Charts and diagrams as code:
####################

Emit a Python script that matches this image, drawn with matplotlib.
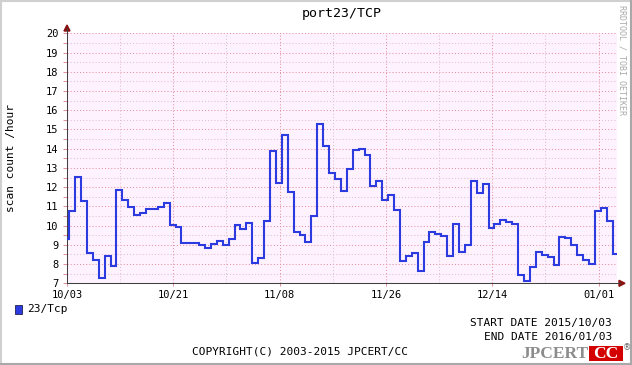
import matplotlib
matplotlib.use('Agg')
import matplotlib.pyplot as plt
import matplotlib.dates as mdates
from matplotlib.patches import Rectangle, Polygon
from matplotlib.lines import Line2D
import pandas as pd

W, H, DPI = 632, 365, 100

title = "port23/TCP"
ylabel = "scan count /hour"
series_name = "23/Tcp"
start_text = "START DATE 2015/10/03"
end_text = "END DATE 2016/01/03"
copyright_text = "COPYRIGHT(C) 2003-2015 JPCERT/CC"
watermark = "RRDTOOL / TOBI OETIKER"

# daily values (UTC days, shown in JST => bins start at 09:00)
bin_start = "2015-10-02 09:00"
values = [9.3, 10.76, 12.55, 11.3, 8.58, 8.23, 7.29, 8.44, 7.92, 11.85,
          11.33, 10.97, 10.55, 10.67, 10.86, 10.86, 10.99, 11.16, 10.03, 9.95,
          9.11, 9.11, 9.11, 8.99, 8.85, 9.06, 9.22, 8.99, 9.32, 10.03,
          9.84, 10.15, 8.06, 8.34, 10.24, 13.88, 12.23, 14.71, 11.75, 9.69,
          9.51, 9.17, 10.5, 15.28, 14.16, 12.75, 12.42, 11.8, 12.94, 13.95,
          14.0, 13.69, 12.06, 12.32, 11.33, 11.61, 10.81, 8.18, 8.42, 8.59,
          7.66, 9.17, 9.69, 9.56, 9.46, 8.42, 10.1, 8.65, 9.01, 12.34,
          11.71, 12.14, 9.87, 10.08, 10.29, 10.17, 10.1, 7.45, 7.14, 7.87,
          8.65, 8.47, 8.37, 7.95, 9.43, 9.36, 8.99, 8.47, 8.23, 8.01,
          10.76, 10.93, 10.26, 8.53]
view_start = "2015-10-03 00:00"
view_end = "2016-01-04 03:00"
tick_dates = ["2015-10-03", "2015-10-21", "2015-11-08", "2015-11-26", "2015-12-14", "2016-01-01"]
tick_labels = ["10/03", "10/21", "11/08", "11/26", "12/14", "01/01"]
minor_dates = ["2015-10-12", "2015-10-30", "2015-11-17", "2015-12-05", "2015-12-23"]
y_ticks = list(range(7, 21))
y_min, y_max = 7, 20

def dnum(s):
    return mdates.date2num(pd.Timestamp(s).to_pydatetime())

edges = [mdates.date2num(t.to_pydatetime()) for t in
         pd.date_range(bin_start, periods=len(values) + 1, freq="D")]

MONO = "DejaVu Sans Mono"
plt.rcParams['font.family'] = MONO

fig = plt.figure(figsize=(W / DPI, H / DPI), dpi=DPI, facecolor="white")

L, R, T, B = 67, 617, 33.3, 283.3
ax = fig.add_axes([L / W, 1 - B / H, (R - L) / W, (B - T) / H])
ax.set_facecolor("#FFF2FF")
ax.set_xlim(dnum(view_start), dnum(view_end))
ax.set_ylim(y_min, y_max)

maj_col = "#E2939F"
min_col = "#DDBFD2"
dots = (0, (1, 2))
for yv in y_ticks[1:]:
    ax.axhline(yv, color=maj_col, lw=0.75, ls=dots, zorder=1)
for yv in y_ticks[:-1]:
    ax.axhline(yv + 0.5, color=min_col, lw=0.75, ls=dots, zorder=1)
for d in tick_dates[1:]:
    ax.axvline(dnum(d), color=maj_col, lw=0.75, ls=dots, zorder=1)
for d in minor_dates:
    ax.axvline(dnum(d), color=min_col, lw=0.75, ls=dots, zorder=1)

ax.stairs(values, edges, baseline=None, color="#2B3BE0", lw=1.5, zorder=3)

ax.set_yticks(y_ticks)
ax.set_yticks([y + 0.5 for y in y_ticks[:-1]], minor=True)
ax.set_xticks([dnum(d) for d in tick_dates])
ax.set_xticklabels(tick_labels)
ax.tick_params(axis='y', which='both', length=3, width=0.75, color=maj_col, pad=3, labelsize=7.5)
ax.tick_params(axis='x', which='both', length=2, width=0.75, color=maj_col, pad=3, labelsize=7.5)

for s in ["top", "right"]:
    ax.spines[s].set_visible(False)
for s in ["left", "bottom"]:
    ax.spines[s].set_color("#404040")
    ax.spines[s].set_linewidth(0.75)

def fx(x): return x / W
def fy(y): return 1 - y / H

# axis extensions and arrows
fig.add_artist(Line2D([fx(L), fx(L)], [fy(T), fy(28)], color="#404040", lw=0.75))
fig.add_artist(Line2D([fx(R), fx(620)], [fy(B), fy(B)], color="#404040", lw=0.75))
fig.add_artist(Polygon([[fx(L - 3), fy(31)], [fx(L + 3), fy(31)], [fx(L), fy(25)]],
                       closed=True, color="#8B1010", transform=fig.transFigure))
fig.add_artist(Polygon([[fx(619), fy(B - 3)], [fx(619), fy(B + 3)], [fx(625), fy(B)]],
                       closed=True, color="#8B1010", transform=fig.transFigure))

# texts
fig.text(fx(342), fy(14), title, ha="center", va="center", fontsize=9.5)
fig.text(fx(11), fy(158), ylabel, ha="center", va="center", rotation=90, fontsize=8)
fig.text(fx(622), fy(5), watermark, ha="center", va="top", rotation=270,
         fontsize=6, color="#AAAAAA")

fig.add_artist(Rectangle((fx(15), fy(314)), 7 / W, 9 / H, transform=fig.transFigure,
                         facecolor="#2B3BE0", edgecolor="#202050", lw=0.6))
fig.text(fx(27), fy(309), series_name, ha="left", va="center", fontsize=8)
fig.text(fx(612), fy(323), start_text, ha="right", va="center", fontsize=8)
fig.text(fx(612), fy(337), end_text, ha="right", va="center", fontsize=8)
fig.text(fx(300), fy(352), copyright_text, ha="center", va="center", fontsize=8)

# logo
fig.text(fx(588), fy(354), "JPCERT", ha="right", va="center", fontsize=12.5,
         family="Liberation Serif", weight="bold", color="#8C8C8C")
fig.add_artist(Rectangle((fx(589), fy(361)), 34 / W, 15 / H, transform=fig.transFigure,
                         facecolor="#D40000", edgecolor="none"))
fig.text(fx(606), fy(354), "CC", ha="center", va="center", fontsize=12.5,
         family="Liberation Serif", weight="bold", color="white")
fig.text(fx(627), fy(348), "\u00ae", ha="center", va="center", fontsize=6,
         family="DejaVu Sans", color="#666666")

# frame
fig.add_artist(Line2D([0, 1], [fy(1), fy(1)], color="#D0D0D0", lw=1.5))
fig.add_artist(Line2D([fx(1), fx(1)], [0, 1], color="#D0D0D0", lw=1.5))
fig.add_artist(Line2D([0, 1], [fy(364), fy(364)], color="#A8A8A8", lw=1.5))
fig.add_artist(Line2D([fx(631), fx(631)], [0, 1], color="#A8A8A8", lw=1.5))

fig.savefig("out.png", dpi=DPI, facecolor="white")
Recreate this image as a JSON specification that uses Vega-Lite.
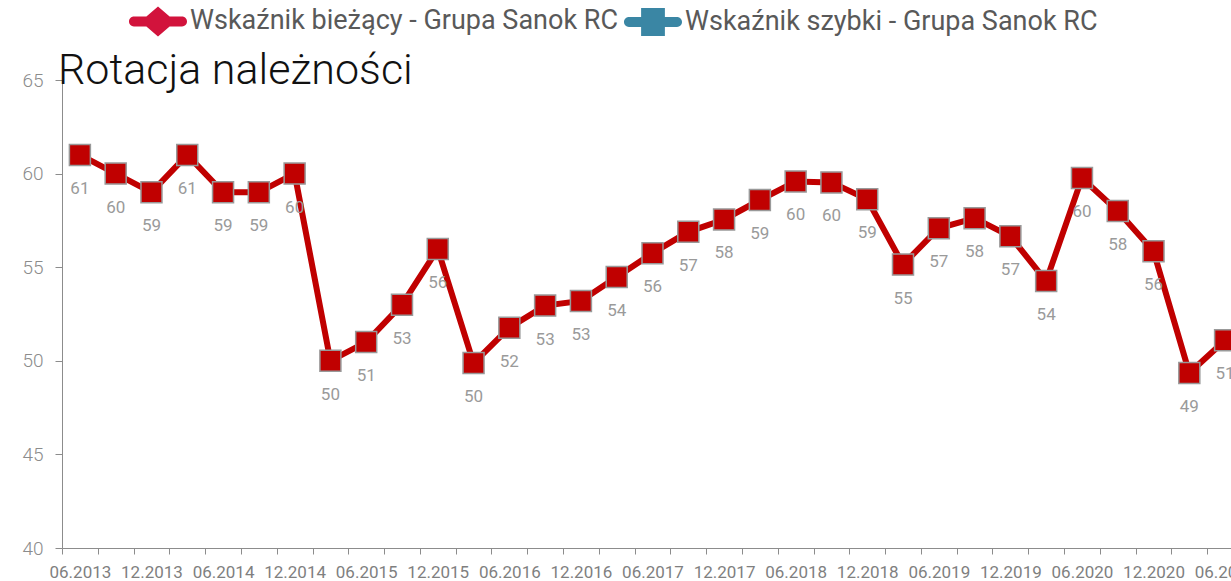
{
  "$schema": "https://vega.github.io/schema/vega-lite/v6.json",
  "autosize": "none",
  "padding": {"left": 62, "top": 80, "right": 0, "bottom": 33},
  "width": 1181,
  "height": 468,
  "background": "white",
  "title": {
    "text": "Rotacja należności",
    "anchor": "start",
    "frame": "group",
    "orient": "top",
    "baseline": "alphabetic",
    "offset": -135,
    "dx": -4,
    "font": "Roboto",
    "fontWeight": 300,
    "fontSize": 43,
    "color": "#111111"
  },
  "config": {
    "view": {"stroke": null},
    "font": "Roboto"
  },
  "data": {
    "values": [
      {"q": "06.2013", "v": 61.0, "s": "Wskaźnik bieżący - Grupa Sanok RC"},
      {"q": "09.2013", "v": 60.0, "s": "Wskaźnik bieżący - Grupa Sanok RC"},
      {"q": "12.2013", "v": 59.0, "s": "Wskaźnik bieżący - Grupa Sanok RC"},
      {"q": "03.2014", "v": 61.0, "s": "Wskaźnik bieżący - Grupa Sanok RC"},
      {"q": "06.2014", "v": 59.0, "s": "Wskaźnik bieżący - Grupa Sanok RC"},
      {"q": "09.2014", "v": 59.0, "s": "Wskaźnik bieżący - Grupa Sanok RC"},
      {"q": "12.2014", "v": 60.0, "s": "Wskaźnik bieżący - Grupa Sanok RC"},
      {"q": "03.2015", "v": 50.0, "s": "Wskaźnik bieżący - Grupa Sanok RC"},
      {"q": "06.2015", "v": 51.0, "s": "Wskaźnik bieżący - Grupa Sanok RC"},
      {"q": "09.2015", "v": 53.0, "s": "Wskaźnik bieżący - Grupa Sanok RC"},
      {"q": "12.2015", "v": 55.97, "s": "Wskaźnik bieżący - Grupa Sanok RC"},
      {"q": "03.2016", "v": 49.88, "s": "Wskaźnik bieżący - Grupa Sanok RC"},
      {"q": "06.2016", "v": 51.77, "s": "Wskaźnik bieżący - Grupa Sanok RC"},
      {"q": "09.2016", "v": 52.95, "s": "Wskaźnik bieżący - Grupa Sanok RC"},
      {"q": "12.2016", "v": 53.2, "s": "Wskaźnik bieżący - Grupa Sanok RC"},
      {"q": "03.2017", "v": 54.48, "s": "Wskaźnik bieżący - Grupa Sanok RC"},
      {"q": "06.2017", "v": 55.75, "s": "Wskaźnik bieżący - Grupa Sanok RC"},
      {"q": "09.2017", "v": 56.89, "s": "Wskaźnik bieżący - Grupa Sanok RC"},
      {"q": "12.2017", "v": 57.55, "s": "Wskaźnik bieżący - Grupa Sanok RC"},
      {"q": "03.2018", "v": 58.59, "s": "Wskaźnik bieżący - Grupa Sanok RC"},
      {"q": "06.2018", "v": 59.58, "s": "Wskaźnik bieżący - Grupa Sanok RC"},
      {"q": "09.2018", "v": 59.53, "s": "Wskaźnik bieżący - Grupa Sanok RC"},
      {"q": "12.2018", "v": 58.63, "s": "Wskaźnik bieżący - Grupa Sanok RC"},
      {"q": "03.2019", "v": 55.14, "s": "Wskaźnik bieżący - Grupa Sanok RC"},
      {"q": "06.2019", "v": 57.08, "s": "Wskaźnik bieżący - Grupa Sanok RC"},
      {"q": "09.2019", "v": 57.62, "s": "Wskaźnik bieżący - Grupa Sanok RC"},
      {"q": "12.2019", "v": 56.65, "s": "Wskaźnik bieżący - Grupa Sanok RC"},
      {"q": "03.2020", "v": 54.26, "s": "Wskaźnik bieżący - Grupa Sanok RC"},
      {"q": "06.2020", "v": 59.76, "s": "Wskaźnik bieżący - Grupa Sanok RC"},
      {"q": "09.2020", "v": 58.0, "s": "Wskaźnik bieżący - Grupa Sanok RC"},
      {"q": "12.2020", "v": 55.85, "s": "Wskaźnik bieżący - Grupa Sanok RC"},
      {"q": "03.2021", "v": 49.35, "s": "Wskaźnik bieżący - Grupa Sanok RC"},
      {"q": "06.2021", "v": 51.1, "s": "Wskaźnik bieżący - Grupa Sanok RC"}
    ]
  },
  "encoding": {
    "x": {
      "field": "q",
      "type": "ordinal",
      "sort": null,
      "scale": {"type": "band", "paddingInner": 0, "paddingOuter": 0},
      "axis": {
        "title": null,
        "labelAngle": 0,
        "labelOverlap": false,
        "labelExpr": "indexof(['06', '12'], slice(datum.label + '', 0, 2)) >= 0 ? datum.label : ''",
        "tickBand": "extent",
        "tickSize": 6,
        "tickColor": "#8c8c8c",
        "domainColor": "#8c8c8c",
        "labelColor": "#7f7f7f",
        "labelFont": "Roboto",
        "labelFontSize": 17,
        "labelPadding": 10,
        "grid": false
      }
    },
    "y": {
      "field": "v",
      "type": "quantitative",
      "scale": {"domain": [40, 65], "nice": false, "zero": false},
      "axis": {
        "title": null,
        "values": [40, 45, 50, 55, 60, 65],
        "grid": false,
        "tickSize": 7,
        "tickColor": "#8c8c8c",
        "domainColor": "#8c8c8c",
        "labelColor": "#8c8c8c",
        "labelFont": "Roboto",
        "labelFontWeight": 300,
        "labelFontSize": 19,
        "labelPadding": 12
      }
    }
  },
  "layer": [
    {
      "mark": {"type": "line", "color": "#c00000", "strokeWidth": 6},
      "encoding": {}
    },
    {
      "mark": {"type": "point", "shape": "square", "filled": true, "size": 441, "fill": "#c00000", "stroke": "#999999", "strokeWidth": 1.5, "opacity": 1},
      "encoding": {}
    },
    {
      "mark": {"type": "text", "dy": 34, "baseline": "middle", "align": "center", "color": "#9a9a9a", "font": "Roboto", "fontSize": 17},
      "encoding": {
        "text": {"field": "v", "type": "quantitative", "format": ".0f"}
      }
    },
    {
      "mark": {"type": "point", "filled": true, "opacity": 0},
      "encoding": {
        "color": {
          "field": "s",
          "type": "nominal",
          "scale": {
            "domain": ["Wskaźnik bieżący - Grupa Sanok RC", "Wskaźnik szybki - Grupa Sanok RC"],
            "range": ["#d2133c", "#3a86a4"]
          },
          "legend": {
            "title": null,
            "orient": "none",
            "direction": "horizontal",
            "legendX": 67,
            "legendY": -88,
            "padding": 0,
            "symbolSize": 3364,
            "symbolStrokeWidth": 0,
            "symbolOpacity": 1,
            "labelFont": "Roboto",
            "labelFontSize": 27,
            "labelColor": "#595959",
            "labelOffset": 3,
            "labelLimit": 1000,
            "columnPadding": 6,
            "encode": {
              "symbols": {
                "update": {
                  "shape": {"signal": "datum.value === 'Wskaźnik bieżący - Grupa Sanok RC' ? 'M-0.83,-0.17H0.83A0.17,0.17 0 0 1 0.83,0.17H-0.83A0.17,0.17 0 0 1 -0.83,-0.17Z M0,-0.52L0.6,0L0,0.52L-0.6,0Z' : 'M-0.83,-0.17H0.83A0.17,0.17 0 0 1 0.83,0.17H-0.83A0.17,0.17 0 0 1 -0.83,-0.17Z M-0.41,-0.48H0.41V0.48H-0.41Z'"},
                  "opacity": {"value": 1},
                  "fillOpacity": {"value": 1},
                  "strokeWidth": {"value": 0}
                }
              }
            }
          }
        }
      }
    }
  ]
}
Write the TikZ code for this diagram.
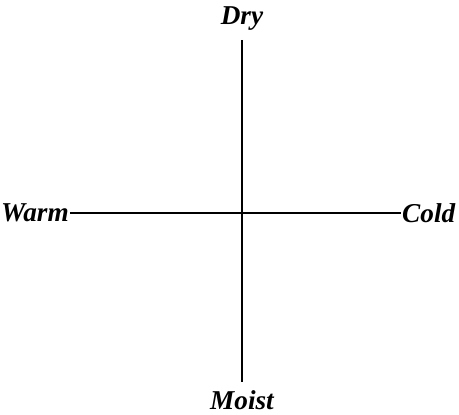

####################

** Task objective **
Check each line above for "matplotlib" and return the ones that have it.

** Exercise response **
Emit a Python script that matches this image, drawn with matplotlib.
import matplotlib
matplotlib.use('Agg')
import matplotlib.pyplot as plt
import matplotlib.dates as mdates
from matplotlib.patches import Rectangle, Polygon
from matplotlib.lines import Line2D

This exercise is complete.